Even though the insurance market in Nigeria has many challenges as stated above, there are many opportunities to be exploited in the insurance industry. The existing low number of insurance companies with low level of competitiveness makes the insurance industry attractive investment. Because of the attractiveness many insurance companies are joining the insurance market.
The current existence of fast economy growth in the country creates an opportunity to the insurance companies to expand their business throughout the country by creating additional insurance customers and additional revenue. The existing economic growth in the country is creating a number of business transactions and projects which require insurance covers. This makes insurance companies to expand their business coverage in the country and able to have higher income generated from the economy.
The other major opportunity for the current insurance market is the existence of large number of government and private projects. The government is operating various mega projects all around the country. The private sector is also building large number of projects in different sectors. This boom of construction sector creates additional market for the insurance industry. This additional market will increase the revenue of the insurance industry. Therefore, the current large number of private and government projects is the major opportunities of the insurance market.

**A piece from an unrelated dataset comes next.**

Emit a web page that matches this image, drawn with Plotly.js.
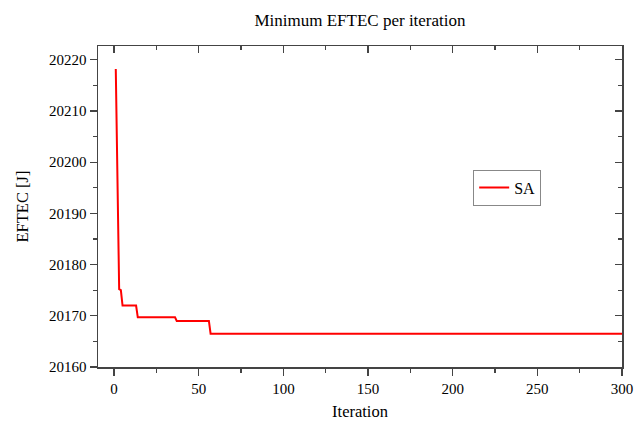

The other opportunity identified in the research is the current increasing amount of import and export trade in Nigeria. The existence of increasing international trade in the country is an opportunity to the domestic insurance market by increasing its market volume and by creating additional market. This will eventually helped the insurance market to boost its financial capacity.
The current protection given to the financial sector by the government from international competition is also an opportunity for the existing insurance companies. This is because it enables them to strengthen their capacity without the challenges of international competition.

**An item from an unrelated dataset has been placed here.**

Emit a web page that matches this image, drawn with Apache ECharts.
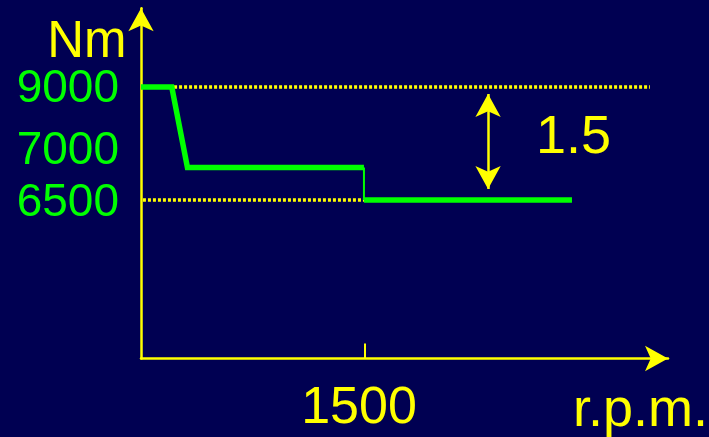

The researcher recommends the following points to be taken by the insurance companies to overcome the current challenges and to exploit the existing opportunities of the insurance regulation in Nigeria.
-The insurance companies should avoid the existing price war and unfair completion among them. As long as the existing competition with premium causes decline in their revenues and puts pressure on them while there are many claims, they should avoid competing with price. It will also has a total negative impact on the insurance industry by reducing the share of the industry in the national market
-The existing insurance companies should take appropriate actions to make their current staff more professional and qualified in the field of insurance business. The insurance companies should create relations with higher education institutes to get specialized insurance courses from those higher education institutes.
-Insurance companies should provide better customer services to avoid the current problems of customer turnover. The insurance companies should revise their services according to their customers needs and they should be customer focused.
-Insurance companies in Nigeria should make more on creating public awareness about the current high number of traffic accidents around the country. In addition to giving efficient claim services the insurance companies should focus on preventive mechanisms to minimize the current level of car accidents by working on creating public awareness about the problem.
-Insurance companies should increase their effort on modernizing their insurance services according to international standards to be internationally competitive.
-Insurance companies should change their current operations which are done manually to automated systems to minimize their operating costs and to deliver efficient and satisfactory services to their customers.